Why doesn't this work for div/rem/shift?

spatel marked an inline comment as done.Feb 27 2023, 11:56 AM
spatel added inline comments.
llvm/lib/Transforms/InstCombine/InstCombineSimplifyDemanded.cpp
1715

This patch should be fine with any binop since we're not altering any instructions, but I left it inside this block as a first step to try to be safer. I can put a TODO comment on it.

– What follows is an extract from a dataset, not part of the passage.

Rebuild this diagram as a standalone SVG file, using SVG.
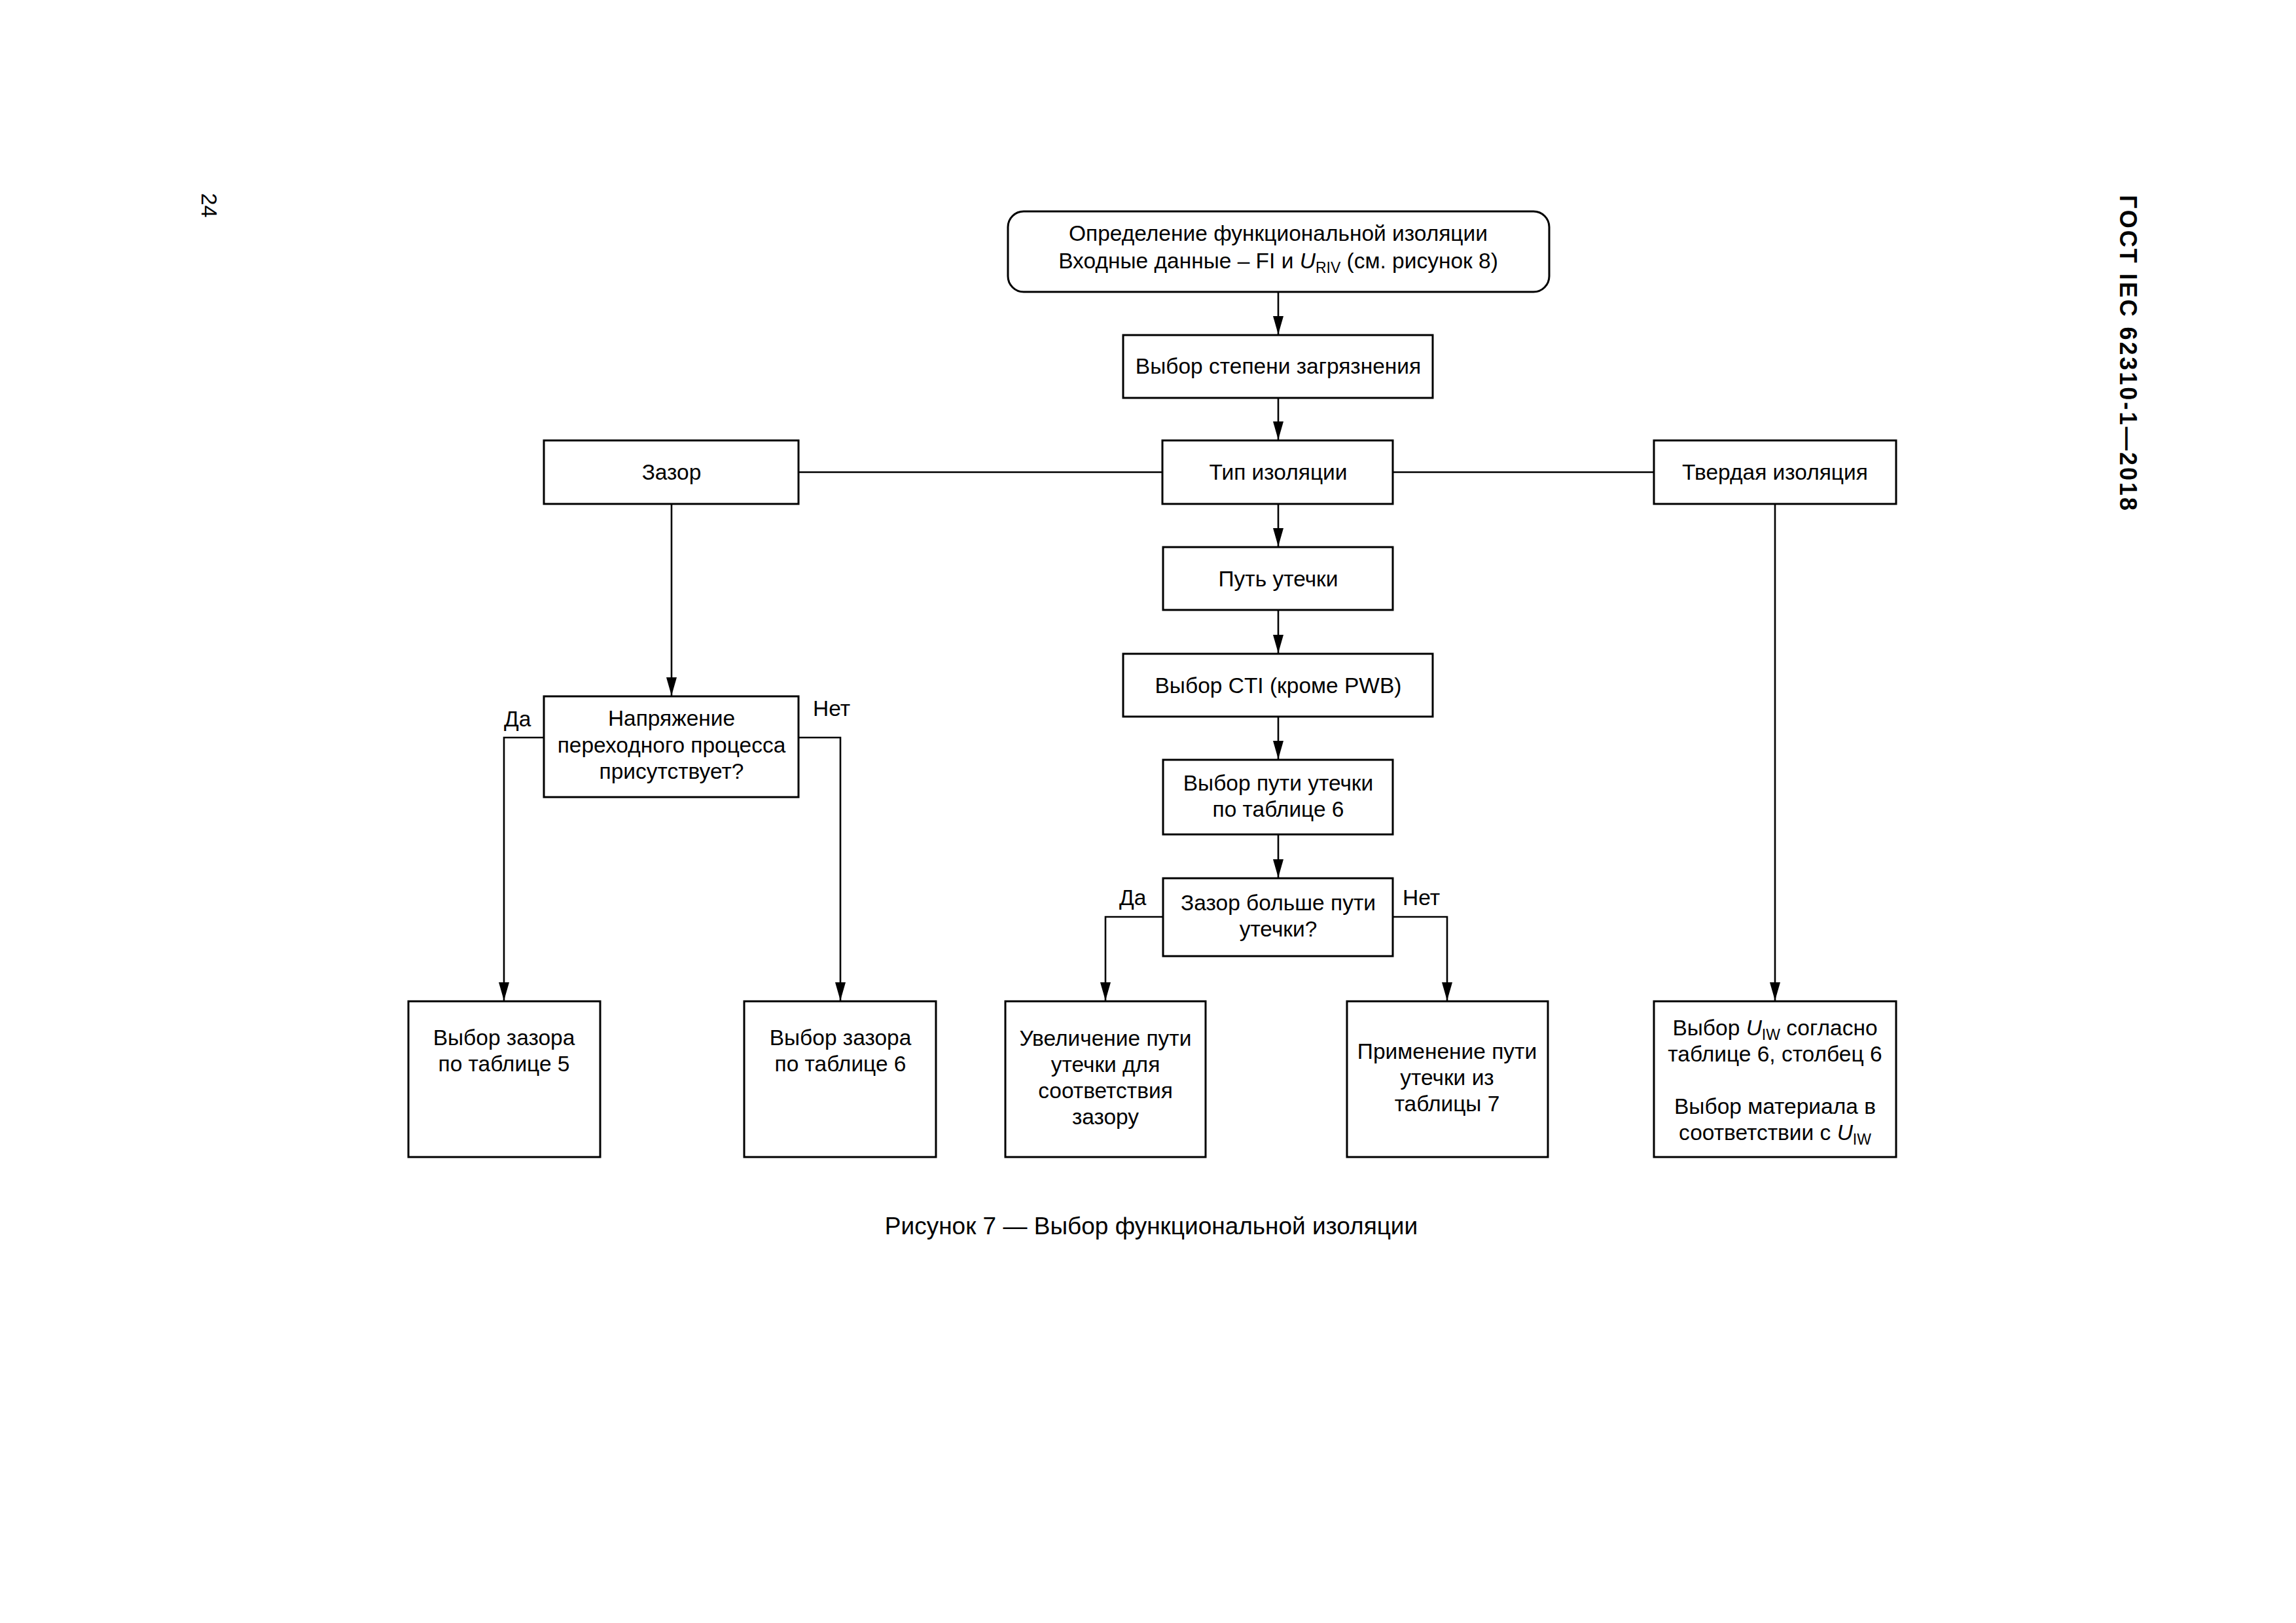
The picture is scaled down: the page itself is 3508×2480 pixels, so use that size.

The existing code is definitely not safe for div/rem because it can do this:

%u = udiv <2 x i32> %x, <i32 42, i32 1>
%s = shufflevector <2 x i32> %u, <2 x i32> poison, <2 x i32> zeroinitializer
-->
%u = udiv <2 x i32> %x, <i32 42, i32 poison>  ; we don't demand element 1, so replace constant 1
%s = shufflevector <2 x i32> %u, <2 x i32> poison, <2 x i32> zeroinitializer

...but now we have a divide-by-poison element which can be replaced by a divide-by-0 element which means the whole instruction is UB/poison, and that's wrong of course.

I need to look through the old patches to see if there's still potential to do bad things with shifts.

goldstein.w.n added inline comments.Feb 27 2023, 12:02 PM
llvm/lib/Transforms/InstCombine/InstCombineSimplifyDemanded.cpp
1715

This patch should be fine with any binop since we're not altering any instructions, but I left it inside this block as a first step to try to be safer. I can put a TODO comment on it.

The existing code is definitely not safe for div/rem because it can do this:

%u = udiv <2 x i32> %x, <i32 42, i32 1>
%s = shufflevector <2 x i32> %u, <2 x i32> poison, <2 x i32> zeroinitializer
-->
%u = udiv <2 x i32> %x, <i32 42, i32 poison>  ; we don't demand element 1, so replace constant 1
%s = shufflevector <2 x i32> %u, <2 x i32> poison, <2 x i32> zeroinitializer

...but now we have a divide-by-poison element which can be replaced by a divide-by-0 element which means the whole instruction is UB/poison, and that's wrong of course.

I need to look through the old patches to see if there's still potential to do bad things with shifts.

Okay, add TODO then patch lgtm.

spatel updated this revision to Diff 500870.Feb 27 2023, 12:12 PM
spatel marked an inline comment as done.

Patch updated:
Added TODO comment to allow this for any binop (currently bails out on div/rem/shift).

goldstein.w.n accepted this revision.Feb 27 2023, 12:18 PM

LGTM. (note i'm not maintainer so maybe sit a day or so incase anyone else wants to way in).

This revision is now accepted and ready to land.Feb 27 2023, 12:18 PM
RKSimon accepted this revision.Feb 28 2023, 2:17 AM

LGTM - cheers

This revision was landed with ongoing or failed builds.Feb 28 2023, 6:45 AM
This revision was automatically updated to reflect the committed changes.